For Benjamin Netanyahu, plans to expand Israeli settlements may risk a diplomatic crisis with Europe but could prove a good bet at the ballot box.

With the forthcoming January 22 election, Benjamin Netanyahu defies long-standing international opposition to settlements and reiterates plans to build at least 3,000 additional residences in the occupied West Bank and East Jerusalem.

Settlement projects on land captured by Israel in the 1967 Arab-Israeli War, except for Canada and the United States, are considered illegal by most world powers and have routinely drawn condemnation.
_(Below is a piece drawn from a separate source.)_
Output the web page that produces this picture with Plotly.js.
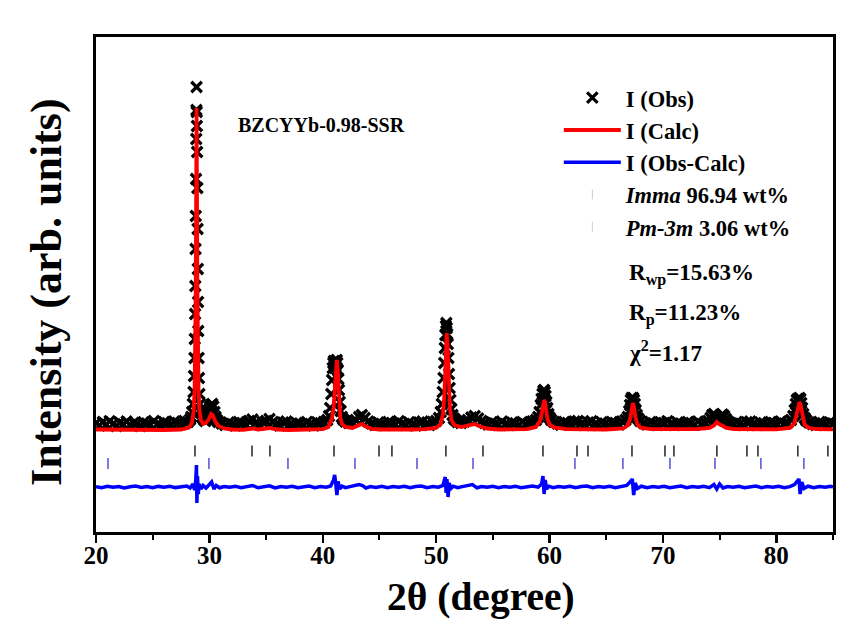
<!DOCTYPE html>
<html>
<head>
<meta charset="utf-8">
<script src="https://cdn.plot.ly/plotly-3.0.1.min.js"></script>
<style>html,body{margin:0;padding:0;background:#fff;}#chart{width:850px;height:621px;}</style>
</head>
<body>
<div id="chart"></div>
<script>
// Observed pattern [2theta, intensity]
const obsData = [
[20.0,410],[20.3,385],[20.6,420],[20.9,395],[21.2,428],[21.5,402],[21.8,380],[22.1,415],[22.4,398],[22.7,425],
[23.0,390],[23.3,412],[23.6,400],[23.9,378],[24.2,418],[24.5,405],[24.8,392],[25.1,430],[25.4,400],[25.7,385],
[26.0,420],[26.3,408],[26.6,395],[26.9,425],[27.2,410],[27.5,398],[27.8,430],[28.1,420],
[28.30,445],[28.40,470],[28.48,520],[28.54,600],[28.60,720],[28.64,880],[28.68,1060],[28.71,1250],[28.74,1500],
[28.76,1780],[28.78,2150],[28.80,2480],[28.82,2850],[28.84,3250],[28.855,3540],[28.87,3770],[28.885,3520],
[28.90,3380],[28.92,3120],[28.94,2760],[28.96,2350],[28.98,1950],[29.00,1620],[29.02,1330],[29.05,1060],
[29.08,860],[29.12,700],[29.17,600],[29.23,540],[29.30,510],[29.38,470],[29.46,455],[29.55,440],[29.65,430],
[29.75,450],[29.85,480],[29.95,530],[30.05,570],[30.15,590],[30.25,600],[30.35,575],[30.45,520],[30.55,470],
[30.65,440],[30.8,420],[31.1,405],[31.4,390],[31.7,415],[32.0,400],[32.3,385],[32.6,420],[32.9,410],[33.2,395],
[33.5,430],[33.8,445],[34.1,410],[34.4,395],[34.7,418],[35.0,430],[35.3,450],[35.6,420],[35.9,400],[36.2,385],
[36.5,415],[36.8,425],[37.1,398],[37.4,388],[37.7,412],[38.0,405],[38.3,392],[38.6,420],[38.9,400],[39.2,385],
[39.5,418],[39.8,408],[40.1,420],[40.4,440],
[40.55,480],[40.65,560],[40.75,700],[40.82,840],[40.88,960],[40.93,1010],[40.98,1030],[41.03,990],[41.08,960],
[41.13,980],[41.18,1020],[41.23,1040],[41.28,1010],[41.33,940],[41.38,850],[41.43,740],[41.5,620],[41.58,530],
[41.68,470],[41.8,445],[42.0,425],[42.3,410],[42.6,420],[42.9,440],[43.2,470],[43.45,490],[43.7,460],[44.0,425],
[44.3,405],[44.6,390],[44.9,415],[45.2,400],[45.5,388],[45.8,420],[46.1,410],[46.4,395],[46.7,428],[47.0,405],
[47.3,390],[47.6,418],[47.9,400],[48.2,385],[48.5,415],[48.8,425],[49.1,400],[49.4,390],[49.7,420],[50.0,430],
[50.25,460],[50.4,520],[50.5,600],[50.58,720],[50.65,860],[50.71,1010],[50.76,1160],[50.81,1290],[50.86,1380],
[50.9,1410],[50.94,1360],[50.98,1300],[51.03,1200],[51.08,1060],[51.13,900],[51.19,760],[51.26,640],[51.34,550],
[51.44,490],[51.56,455],[51.7,440],[51.9,420],[52.2,410],[52.5,425],[52.8,440],[53.1,465],[53.4,480],[53.7,455],
[54.0,430],[54.3,410],[54.6,395],[54.9,418],[55.2,405],[55.5,390],[55.8,425],[56.1,400],[56.4,388],[56.7,415],
[57.0,408],[57.3,392],[57.6,420],[57.9,398],[58.2,412],[58.5,425],[58.8,440],[59.0,470],
[59.12,520],[59.22,590],[59.3,650],[59.38,700],[59.45,730],[59.52,740],[59.58,720],[59.65,680],[59.72,620],
[59.8,560],[59.9,500],[60.0,465],[60.15,440],[60.4,420],[60.7,405],[61.0,392],[61.3,420],[61.6,410],[61.9,398],
[62.2,425],[62.5,430],[62.8,405],[63.1,390],[63.4,415],[63.7,428],[64.0,400],[64.3,388],[64.6,418],[64.9,405],
[65.2,392],[65.5,420],[65.8,410],[66.1,395],[66.4,425],[66.7,440],[66.9,470],
[67.02,530],[67.1,590],[67.17,640],[67.24,660],[67.31,650],[67.38,660],[67.45,640],[67.52,600],[67.6,540],
[67.7,490],[67.82,455],[68.0,430],[68.3,410],[68.6,395],[68.9,420],[69.2,405],[69.5,390],[69.8,418],[70.1,410],
[70.4,428],[70.7,400],[71.0,390],[71.3,415],[71.6,405],[71.9,395],[72.2,420],[72.5,410],[72.8,392],[73.1,425],
[73.4,400],[73.7,415],[74.0,430],[74.2,460],[74.35,490],[74.5,500],[74.65,470],[74.8,450],[74.95,460],[75.1,480],
[75.25,495],[75.4,480],[75.55,450],[75.7,425],[75.9,410],[76.2,398],[76.5,420],[76.8,405],[77.1,390],[77.4,418],
[77.7,425],[78.0,400],[78.3,388],[78.6,415],[78.9,408],[79.2,395],[79.5,422],[79.8,410],[80.1,398],[80.4,425],
[80.7,405],[81.0,415],[81.3,440],[81.5,480],[81.62,540],[81.72,600],[81.8,640],[81.88,650],[81.96,640],
[82.04,660],[82.12,650],[82.2,610],[82.28,560],[82.38,500],[82.5,460],[82.65,435],[82.9,415],[83.2,400],
[83.5,390],[83.8,420],[84.1,408],[84.4,395],[84.7,418],[85.0,405]
];
// Calculated profile [2theta, intensity]
const calcData = [
[20.0,345],[22,342],[24,340],[26,340],[27.5,345],[28.2,365],[28.45,410],[28.6,520],[28.7,760],[28.76,1200],
[28.8,1800],[28.83,2600],[28.855,3250],[28.87,3560],[28.885,3300],[28.91,2600],[28.94,1800],[28.98,1200],
[29.04,760],[29.12,540],[29.25,440],[29.45,400],[29.7,410],[29.95,450],[30.15,500],[30.3,490],[30.5,430],
[30.8,380],[31.3,355],[32,345],[33,342],[33.8,355],[34.3,345],[35.3,360],[36,345],[37,340],[38,340],[39,342],
[40,348],[40.5,370],[40.8,450],[40.95,560],[41.05,700],[41.12,860],[41.18,1000],[41.24,1040],[41.3,980],
[41.37,800],[41.45,600],[41.55,460],[41.7,400],[42,370],[42.6,360],[43.1,380],[43.45,400],[43.8,375],[44.3,352],
[45,345],[46,342],[47,342],[48,345],[49,348],[50,360],[50.4,400],[50.6,500],[50.72,680],[50.8,900],[50.87,1150],
[50.93,1310],[50.99,1230],[51.05,1000],[51.13,740],[51.22,550],[51.35,440],[51.6,390],[52.2,370],[52.9,385],
[53.4,400],[53.9,375],[54.5,355],[55.5,345],[57,342],[58,348],[58.8,370],[59.15,430],[59.3,500],[59.42,580],
[59.52,640],[59.6,620],[59.7,540],[59.82,450],[60,395],[60.4,365],[61.5,348],[63,345],[65,345],[66.5,355],
[66.9,385],[67.1,450],[67.25,550],[67.35,610],[67.45,570],[67.57,470],[67.75,395],[68.1,360],[69,348],[71,345],
[73,348],[74.1,360],[74.5,385],[74.75,420],[75.0,395],[75.3,380],[75.6,360],[76.3,348],[78,345],[80,347],
[81.2,360],[81.6,410],[81.82,510],[81.95,590],[82.05,620],[82.15,590],[82.3,480],[82.48,400],[82.8,365],
[83.5,350],[85,347]
];
// Difference curve (offset) [2theta, intensity]
const diffData = [
[20,-228],[20.5,-238],[21,-222],[21.5,-232],[22,-225],[22.5,-240],[23,-228],[23.5,-220],[24,-235],[24.5,-226],
[25,-238],[25.5,-224],[26,-232],[26.5,-222],[27,-236],[27.5,-228],[28,-220],[28.3,-240],[28.55,-200],[28.7,-260],
[28.8,-160],[28.86,-10],[28.9,-390],[28.95,-120],[29.02,-300],[29.1,-200],[29.25,-250],[29.45,-215],[29.7,-240],
[30.0,-205],[30.2,-180],[30.4,-250],[30.6,-215],[30.9,-238],[31.3,-225],[31.8,-232],[32.3,-222],[32.8,-236],
[33.3,-226],[33.8,-215],[34.3,-238],[34.8,-225],[35.3,-218],[35.8,-240],[36.3,-226],[36.8,-232],[37.3,-222],
[37.8,-238],[38.3,-228],[38.8,-220],[39.3,-236],[39.8,-226],[40.3,-232],[40.7,-220],[40.95,-160],[41.05,-110],
[41.15,-200],[41.25,-310],[41.35,-175],[41.5,-250],[41.7,-222],[42.0,-236],[42.4,-226],[42.8,-218],[43.2,-205],
[43.5,-215],[43.8,-240],[44.2,-226],[44.7,-234],[45.2,-222],[45.7,-236],[46.2,-226],[46.7,-232],[47.2,-222],
[47.7,-238],[48.2,-226],[48.7,-220],[49.2,-236],[49.7,-226],[50.2,-232],[50.6,-215],[50.8,-130],[50.88,-290],
[50.95,-150],[51.05,-330],[51.15,-190],[51.3,-245],[51.5,-222],[51.9,-236],[52.3,-226],[52.8,-215],[53.2,-205],
[53.6,-238],[54.0,-226],[54.5,-232],[55.0,-222],[55.5,-236],[56.0,-226],[56.5,-232],[57.0,-222],[57.5,-238],
[58.0,-226],[58.5,-220],[59.0,-232],[59.3,-200],[59.42,-120],[59.52,-300],[59.62,-160],[59.75,-250],[59.95,-222],
[60.3,-236],[60.8,-226],[61.3,-232],[61.8,-222],[62.3,-238],[62.8,-226],[63.3,-220],[63.8,-236],[64.3,-226],
[64.8,-232],[65.3,-222],[65.8,-236],[66.3,-226],[66.8,-215],[67.1,-180],[67.3,-150],[67.42,-310],[67.55,-190],
[67.75,-245],[68.1,-222],[68.6,-236],[69.1,-226],[69.6,-232],[70.1,-222],[70.6,-238],[71.1,-226],[71.6,-220],
[72.1,-236],[72.6,-226],[73.1,-232],[73.6,-222],[74.1,-236],[74.5,-205],[74.75,-250],[75.0,-200],[75.3,-240],
[75.7,-226],[76.2,-232],[76.7,-222],[77.2,-238],[77.7,-226],[78.2,-220],[78.7,-236],[79.2,-226],[79.7,-232],
[80.2,-222],[80.7,-238],[81.2,-226],[81.6,-205],[81.85,-170],[82.0,-150],[82.1,-300],[82.25,-180],[82.45,-245],
[82.8,-222],[83.3,-236],[83.8,-226],[84.3,-232],[84.8,-222],[85,-230]
];
// Bragg reflection positions
const immaPos = [28.73,33.76,35.34,40.99,44.96,46.10,50.86,54.13,59.42,62.42,63.39,67.27,70.18,70.97,74.76,77.41,78.38,81.90,84.55];
const pm3mPos = [21.06,29.96,36.93,42.84,48.31,53.25,62.24,66.47,70.62,74.59,78.64,82.43];
const immaLevel = 130;
const pm3mLevel = 5;

const legendNames = ['I (Obs)','I (Calc)','I (Obs-Calc)','<i>Imma</i> 96.94 wt%','<i>Pm-3m</i> 3.06 wt%'];
const annoText = ['BZCYYb-0.98-SSR','R<sub>wp</sub>=15.63%','R<sub>p</sub>=11.23%','χ<sup>2</sup>=1.17'];
const xTitle = '2θ (degree)';
const yTitle = 'Intensity (arb. units)';
const xTickVals = [20,30,40,50,60,70,80];

const FONT = 'Liberation Serif, Times New Roman, serif';

const traces = [
  {x: obsData.map(d=>d[0]), y: obsData.map(d=>d[1]), type:'scatter', mode:'markers', name: legendNames[0],
   marker:{symbol:'x-thin', size:10.5, color:'black', line:{width:3.2, color:'black'}}},
  {x: calcData.map(d=>d[0]), y: calcData.map(d=>d[1]), type:'scatter', mode:'lines', name: legendNames[1],
   line:{color:'#ff0000', width:3.8}},
  {x: diffData.map(d=>d[0]), y: diffData.map(d=>d[1]), type:'scatter', mode:'lines', name: legendNames[2],
   line:{color:'#0000ff', width:3.5}},
  {x: immaPos, y: immaPos.map(()=>immaLevel), type:'scatter', mode:'markers', showlegend:false,
   marker:{symbol:'line-ns', size:8, line:{width:1.5, color:'#222222'}}},
  {x: pm3mPos, y: pm3mPos.map(()=>pm3mLevel), type:'scatter', mode:'markers', showlegend:false,
   marker:{symbol:'line-ns', size:8, line:{width:1.5, color:'#5050d8'}}},
  {x:[null], y:[null], type:'scatter', mode:'markers', name: legendNames[3],
   marker:{symbol:'line-ns', size:7, line:{width:1, color:'#c8c8d0'}}},
  {x:[null], y:[null], type:'scatter', mode:'markers', name: legendNames[4],
   marker:{symbol:'line-ns', size:7, line:{width:1, color:'#c8c8d0'}}}
];

const layout = {
  width:850, height:621,
  margin:{l:96, r:17, t:37, b:89},
  paper_bgcolor:'#fff', plot_bgcolor:'#fff',
  showlegend:true,
  legend:{x:0.628, y:0.92, xanchor:'left', yanchor:'top', bgcolor:'rgba(0,0,0,0)', borderwidth:0,
    font:{family:FONT, size:22.5, color:'black', weight:'bold'}, tracegroupgap:0, itemwidth:57},
  xaxis:{range:[20,85], tickvals:xTickVals, ticks:'outside', ticklen:8, tickwidth:2.5, tickcolor:'black',
    minor:{dtick:5, ticks:'outside', ticklen:5, tickwidth:2, tickcolor:'black', showgrid:false},
    showgrid:false, zeroline:false, showline:true, linewidth:3, linecolor:'black', mirror:true,
    ticklabelstandoff:-9,
    tickfont:{family:FONT, size:25, color:'black', weight:'bold'}},
  yaxis:{range:[-680,4270], showticklabels:false, ticks:'', showgrid:false, zeroline:false,
    showline:true, linewidth:3, linecolor:'black', mirror:true},
  annotations:[
    {xref:'paper', yref:'paper', x:0.522, y:-0.1798, xanchor:'center', yanchor:'bottom', showarrow:false, text:xTitle,
     font:{family:FONT, size:39.5, color:'black', weight:'bold'}},
    {xref:'paper', yref:'paper', x:-0.0665, y:0.485, xanchor:'center', yanchor:'middle', textangle:-90, showarrow:false, text:yTitle,
     font:{family:FONT, size:44, color:'black', weight:'bold'}},
    {xref:'paper', yref:'paper', x:0.19, y:0.822, xanchor:'left', yanchor:'middle', showarrow:false, text:annoText[0],
     font:{family:FONT, size:20, color:'black', weight:'bold'}},
    {xref:'paper', yref:'paper', x:0.721, y:0.52, xanchor:'left', yanchor:'middle', showarrow:false, text:annoText[1],
     font:{family:FONT, size:23, color:'black', weight:'bold'}},
    {xref:'paper', yref:'paper', x:0.721, y:0.44, xanchor:'left', yanchor:'middle', showarrow:false, text:annoText[2],
     font:{family:FONT, size:23, color:'black', weight:'bold'}},
    {xref:'paper', yref:'paper', x:0.721, y:0.365, xanchor:'left', yanchor:'middle', showarrow:false, text:annoText[3],
     font:{family:FONT, size:23, color:'black', weight:'bold'}}
  ]
};

Plotly.newPlot('chart', traces, layout, {displayModeBar:false, staticPlot:true});
</script>
</body>
</html>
Despite the international controversy, the Israeli government is now considering new “planning work” in one of the most highly sensitive areas of the West Bank, the “E1”. Israeli housing on the E1 barren hills could split the West Bank in two.

Many Israelis have traditionally viewed the United Nations and many European governments as being particularly sympathetic to the Palestinian cause. And in an aside by Netanyahu during a visit to the United States, Israel’s main ally, he appeared to indicate he shared those sentiments. “Americans get it,” he said, referring to arguments he has made in support of his government’s policies. “Europeans don’t.”

So far, with details of the future settler housing in the West Bank and East Jerusalem still sketchy and, with the possibility that this announcement was only made for dramatic effect, international anger over the announced E1 settlement plan has not yet led to any sanctions against Israel.

Nice bluff Benjamin.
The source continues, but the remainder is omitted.